I’m loving skillet salmon lately. That crispy crust you get on the exterior of the salmon is just dreamy, not to mention it’s one of the quickest ways to cook salmon. I actually made this salmon last week and I’m making it again tonight for dinner because we all loved it so much! Winner winner salmon dinner. I love how easy it is, and don’t even get me started on that sweet and sour sauce! It has the perfect balance of sweet and tart, it’s the perfect consistency and it highlights the salmon perfectly. And bonus you can also use this sauce recipe for grilled chicken or coated and fried chicken pieces. If you really love sauce and you want more for veggies and rice I’d recommend doubling the recipe.
It just snowed outside, for like the 50th time this winter (okay maybe 20th, I tend to exaggerate sometimes), so instead of dreading the cold I’m just sitting inside in the warmth and eating this island inspired salmon and pretending I’m somewhere tropical, and then I’ll finish it off with some hot cocoa :).
As a side note if you don’t want to buy one of those really big cans of pineapple juice because you don’t want to drink the extra, then just buy the mini cans or use the juice from a can of chunk pineapple or pineapple slices and serve the pineapple with the salmon. Or even use just a portion of a can of the frozen pineapple juice concentrate (& reconstitute the portion you use) and reserve the rest to make this again another time. Happy cooking, and of course happy eating!

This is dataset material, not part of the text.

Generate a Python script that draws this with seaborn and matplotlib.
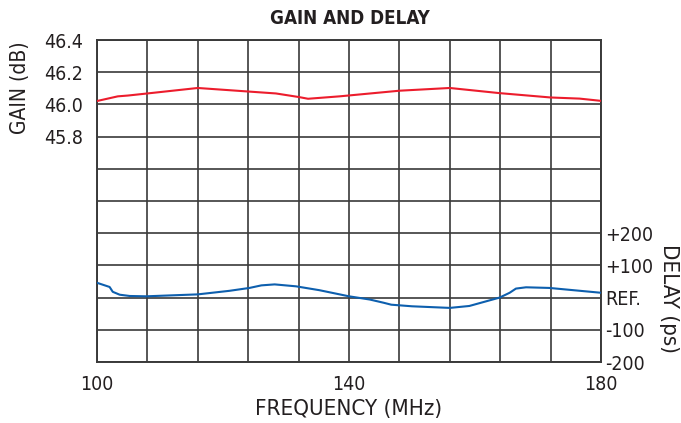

- 4 (6 oz) skinless salmon fillets
- 3 1/2 tsp vegetable oi, divided
- 2 tsp finely peeled and minced ginger
- 2 tsp minced garlic
- 2 tsp cornstarch
- 1 1/2 Tbsp soy sauce
- 1/3 cup pineapple juice
- 2 Tbsp honey
- 1 1/2 Tbsp packed light brown sugar
- 3 1/2 Tbsp rice vinegar
- 1 1/2 Tbsp ketchup
- 1/4 tsp red pepper flakes, optional
- Chopped green onion or cilantro
- White sesame seeds
- Remove salmon from refrigerator and let rest at room temperature for 10 minutes. Meanwhile prepare sweet and sour sauce.

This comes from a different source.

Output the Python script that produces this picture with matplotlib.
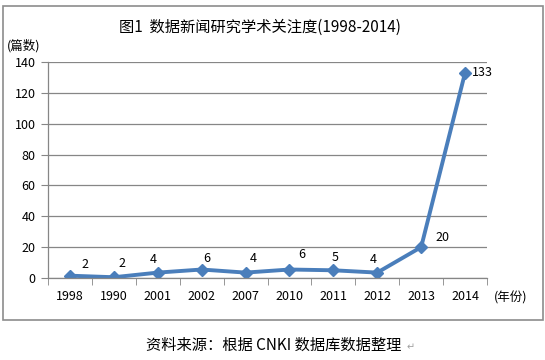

- For the sauce, in a small bowl whisk together cornstarch and soy sauce. Add in pineapple juice, honey, brown sugar, rice vinegar, ketchup and red pepper flakes. Heat 1 1/2 tsp of the oil in small saucepan over medium heat. Add ginger and garlic and saute until lightly golden brown, about 30 seconds - 1 minute. Whisk pineapple juice mixture once more then pour into saucepan. Bring mixture to a boil stirring constantly. Allow to boil, stirring constantly until thickened, 1 minute. Remove from heat, cover and set aside.

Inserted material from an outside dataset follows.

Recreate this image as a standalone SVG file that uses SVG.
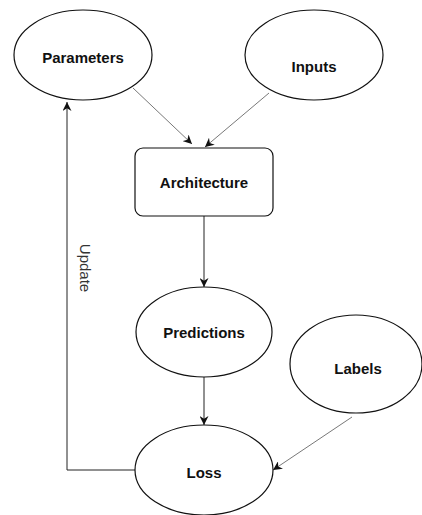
<svg xmlns="http://www.w3.org/2000/svg" width="422" height="515" viewBox="0 0 422 515">
<style>
.n{fill:#fff;stroke:#111;stroke-width:1.2}
.t{font-family:"Liberation Sans",Arial,sans-serif;font-size:15px;font-weight:bold;fill:#111;text-anchor:middle}
.c{fill:none;stroke:#222;stroke-width:1}
.d{fill:none;stroke:#555;stroke-width:0.8}
</style>
<defs>
<marker id="ah" viewBox="0 0 10 10" refX="10" refY="5" markerWidth="9" markerHeight="9" markerUnits="userSpaceOnUse" orient="auto">
<path d="M0,0 L10,5 L0,10 L3,5 Z" fill="#111"/>
</marker>
</defs>
<rect width="422" height="515" fill="#fff"/>
<g id="connectors">
<line class="d" x1="133" y1="88" x2="192" y2="144" marker-end="url(#ah)"/>
<line class="d" x1="269" y1="93" x2="205" y2="147" marker-end="url(#ah)"/>
<line class="c" x1="204" y1="216" x2="204" y2="287" marker-end="url(#ah)"/>
<line class="c" x1="204" y1="377" x2="204" y2="425" marker-end="url(#ah)"/>
<line class="d" x1="352" y1="417" x2="273" y2="470" marker-end="url(#ah)"/>
<polyline class="c" points="135,470 67,470 67,102" marker-end="url(#ah)"/>
<text x="85" y="268" transform="rotate(90 85 268)" font-family="Liberation Sans,Arial,sans-serif" font-size="15" fill="#333" text-anchor="middle" dominant-baseline="central">Update</text>
</g>
<g id="parameters">
<ellipse class="n" cx="83" cy="55" rx="69" ry="45"/>
<text class="t" x="83" y="63">Parameters</text>
</g>
<g id="inputs">
<ellipse class="n" cx="314" cy="55" rx="69" ry="45"/>
<text class="t" x="314" y="72">Inputs</text>
</g>
<g id="architecture">
<rect class="n" x="135" y="148" width="138" height="68" rx="8"/>
<text class="t" x="204" y="188">Architecture</text>
</g>
<g id="predictions">
<ellipse class="n" cx="204" cy="332" rx="68" ry="45"/>
<text class="t" x="204" y="338">Predictions</text>
</g>
<g id="labels">
<ellipse class="n" cx="356" cy="364" rx="66" ry="49"/>
<text class="t" x="358" y="374">Labels</text>
</g>
<g id="loss">
<ellipse class="n" cx="204" cy="470" rx="69" ry="45"/>
<text class="t" x="204" y="478">Loss</text>
</g>
</svg>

- Dab both sides of salmon dry with paper towels, season both sides with salt (use about a heaping 1/2 tsp total). Heat remaining 2 tsp oil in a (heavy) 12-inch non-stick skillet over medium-high heat. Once oil is shimmering add salmon and cook about 4 minutes on the first side until golden brown on bottom then flip and cook salmon on opposite side until salmon has cooked through, about 2 - 3 minutes longer. Plate salmon, spoon sweet and sour sauce over salmon, sprinkle with green onions or cilantro, and sprinkle with sesame seeds. Serve immediately.